3. Jordan’s drive to become a photographer clashes with the expectations
of her father—and almost everyone else she knows—that she will marry her
high school boyfriend, work in the family business, and relegate
picture-snapping to a hobby. How have expectations of career versus
marriage changed for women since 1950?
4. The Night Witches earn their nickname from the Germans, who find
their relentless drive on bombing runs terrifying, but the men on their
own side haze them, mock them, and call them "little princesses." How
does prejudice and misogyny drive the women of the Forty-Sixth to
succeed? Did you know anything about the Night Witches before reading
The Huntress?
5. Nina calls herself a savage because of her early life in the wilds
around the lake with her murderous, unpredictable father. How did her
upbringing equip her to succeed, first as a bomber pilot and then as a
fugitive on the run? Does her outsider status make her see Soviet
oppression more clearly than Yelena, who accepts it as the way things
should be?
6. When Jordan first brings up suspicions about her stepmother at
Thanksgiving, her theories are quashed by Anneliese’s plausible
explanations. Did you believe Anneliese’s story at Thanksgiving, or
Jordan’s instinct? When did you realize that Jordan’s stepmother and die
Jagerin were one and the same?
7. "The ends justify the means." Ian disagrees strongly, maintaining he
will not use violence to pursue war criminals. Nina, on the other hand,
has no problem employing violent methods to reach a target, and Tony
stands somewhere between them on the ideological scale. How do their
beliefs change as they work together? Who do you think is right?

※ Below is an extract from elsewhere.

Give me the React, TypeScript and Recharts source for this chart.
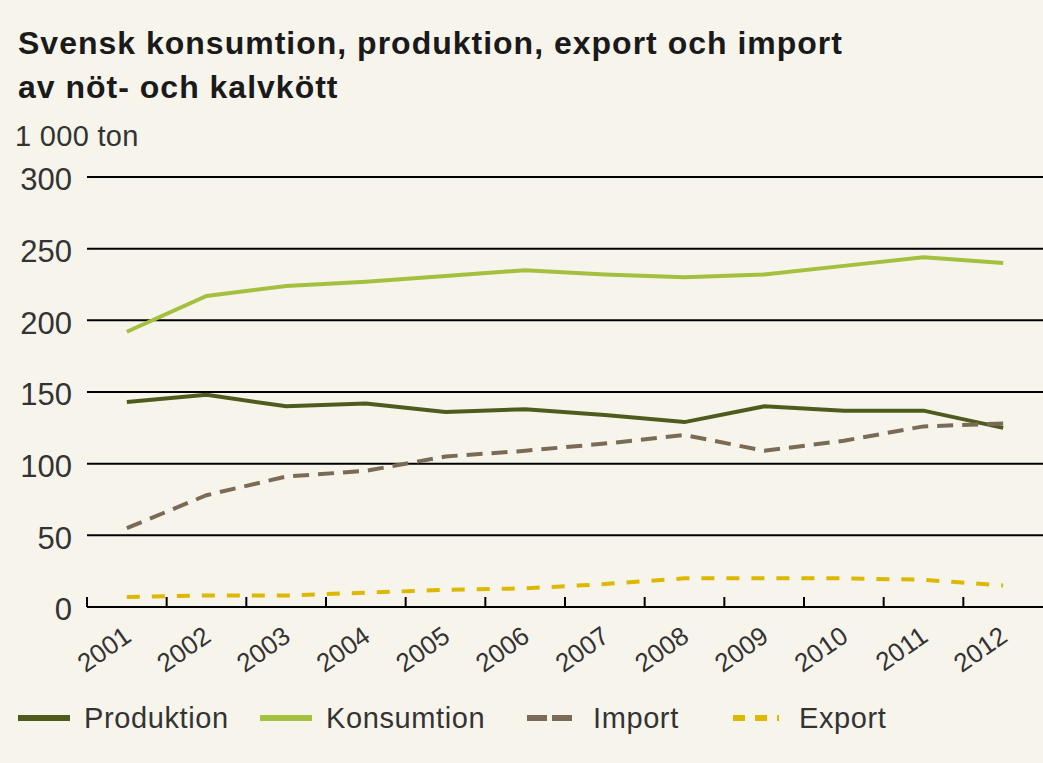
import { CartesianGrid, Line, LineChart, XAxis, YAxis } from "recharts";

const years = ["2001", "2002", "2003", "2004", "2005", "2006", "2007", "2008", "2009", "2010", "2011", "2012"];
const produktion = [143, 148, 140, 142, 136, 138, 134, 129, 140, 137, 137, 125];
const konsumtion = [192, 217, 224, 227, 231, 235, 232, 230, 232, 238, 244, 240];
const importVals = [55, 78, 91, 95, 105, 109, 114, 120, 109, 116, 126, 128];
const exportVals = [7, 8, 8, 10, 12, 13, 16, 20, 20, 20, 19, 15];
const yTicks = [0, 50, 100, 150, 200, 250, 300];

const W = 1043;
const H = 763;
const PLOT_LEFT = 87;
const BAND = (W - PLOT_LEFT) / years.length;
const FONT = '"Liberation Sans", Arial, sans-serif';

const series = [
  { key: "produktion", name: "Produktion", color: "#4d5c1d", dash: undefined as string | undefined, legendDash: undefined as string | undefined },
  { key: "konsumtion", name: "Konsumtion", color: "#a3c03f", dash: undefined as string | undefined, legendDash: undefined as string | undefined },
  { key: "import", name: "Import", color: "#7a6b56", dash: "16 9", legendDash: "20 5" },
  { key: "export", name: "Export", color: "#dcb800", dash: "13 12", legendDash: "12 10" }
];

const data = years.map((year, i) => ({
  year,
  produktion: produktion[i],
  konsumtion: konsumtion[i],
  import: importVals[i],
  export: exportVals[i]
}));

function YearTick(props: any) {
  const { x, y, payload } = props;
  const left = x - BAND / 2;
  return (
    <g>
      <line x1={left} x2={left} y1={y - 10} y2={y} stroke="#000" strokeWidth={2} />
      <text
        transform={`translate(${x + 6},${y + 33}) rotate(-35)`}
        textAnchor="end"
        fill="#333"
        fontSize={26}
        fontFamily={FONT}
      >
        {payload.value}
      </text>
    </g>
  );
}

function ValueTick(props: any) {
  const { x, y, payload } = props;
  return (
    <text x={x} y={y + 5} textAnchor="end" dominantBaseline="middle" fill="#333" fontSize={31} fontFamily={FONT}>
      {payload.value}
    </text>
  );
}

function LegendRow() {
  const xs = [18, 260, 527, 733];
  return (
    <div style={{ position: "absolute", top: 702, left: 0, width: W, height: 32 }}>
      {series.map((s, i) => (
        <div key={s.key} style={{ position: "absolute", left: xs[i], top: 0, display: "flex", alignItems: "center", height: 32 }}>
          <svg width={52} height={8} style={{ marginRight: 14 }}>
            <line
              x1={0}
              x2={s.legendDash ? 46 : 52}
              y1={4}
              y2={4}
              stroke={s.color}
              strokeWidth={6}
              strokeDasharray={s.legendDash}
            />
          </svg>
          <span style={{ fontSize: 29, letterSpacing: 0.6, color: "#333", fontFamily: FONT }}>{s.name}</span>
        </div>
      ))}
    </div>
  );
}

export default function App() {
  return (
    <div style={{ position: "absolute", left: 0, top: 0, width: W, height: H, background: "#f7f4ec", fontFamily: FONT, overflow: "hidden" }}>
      <div
        style={{
          position: "absolute",
          left: 18,
          top: 21,
          fontSize: 32,
          letterSpacing: 1,
          fontWeight: 700,
          lineHeight: "44px",
          color: "#1a1a1a",
          whiteSpace: "nowrap"
        }}
      >
        Svensk konsumtion, produktion, export och import
        <br />
        av nöt- och kalvkött
      </div>
      <div style={{ position: "absolute", left: 15, top: 120, fontSize: 29, letterSpacing: 0.3, color: "#333" }}>1 000 ton</div>
      <div style={{ position: "absolute", left: 0, top: 0 }}>
        <LineChart width={W} height={H} data={data} margin={{ top: 177, right: 0, bottom: 0, left: 0 }}>
          <CartesianGrid vertical={false} stroke="#000" strokeWidth={2} />
          <XAxis
            dataKey="year"
            scale="band"
            height={156}
            axisLine={{ stroke: "#000", strokeWidth: 2 }}
            tickLine={false}
            tickSize={0}
            tickMargin={0}
            interval={0}
            tick={<YearTick />}
          />
          <YAxis
            width={PLOT_LEFT}
            domain={[0, 300]}
            ticks={yTicks}
            axisLine={false}
            tickLine={false}
            tickSize={0}
            tickMargin={15}
            tick={<ValueTick />}
          />
          {series.map((s) => (
            <Line
              key={s.key}
              type="linear"
              dataKey={s.key}
              name={s.name}
              stroke={s.color}
              strokeWidth={4}
              strokeDasharray={s.dash}
              dot={false}
              activeDot={false}
              isAnimationActive={false}
            />
          ))}
        </LineChart>
      </div>
      <LegendRow />
    </div>
  );
}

8. Ian and Nina talk about lakes and parachutes, referencing the bad
dreams and postwar baggage that inevitably come to those who have gone
to war. How do Ian and Tony deal with their post-traumatic stress
disorder and survivor guilt, as opposed to Nina and the Night Witches?
9. Throughout The Huntress, war criminals attempt to justify
their crimes: Anneliese tells Jordan she killed as an act of mercy, and
several witnesses tell Ian they were either acting under orders or
ignorant of what was happening. Why do they feel the need to justify
their actions, even if only to themselves? Do you think any of them are
aware deep down that they committed evil acts, or are they all in
denial?
10. Jordan sincerely comes to love Anneliese, who is not just her
stepmother but her friend. After learning the truth about Anneliese’s
past, Jordan is perturbed that she cannot simply switch off her
affection for the one person who encouraged her to chase her dreams. How
do you think you would react if you found out a beloved family member
was a murderer and a war criminal?
11. In the final confrontation at Selkie Lake, the team is able to
capture Anna instead of killing her or allowing her to commit suicide,
and she later faces a lifetime in prison for war crimes. Were you
satisfied with her fate, or do you wish she had paid a higher price for
her actions?
12. By the end of The Huntress, Jordan has found success as a
photographer, Tony is a human rights attorney, and Ian and Nina are
still hunting war criminals. Where do you see the team in ten years? Do
you think Ian and Nina will remain married, or will Nina find a way back
to Yelena, her first love? Do you think Jordan and Tony will stay
together, or drift apart as friends? What about Ruth?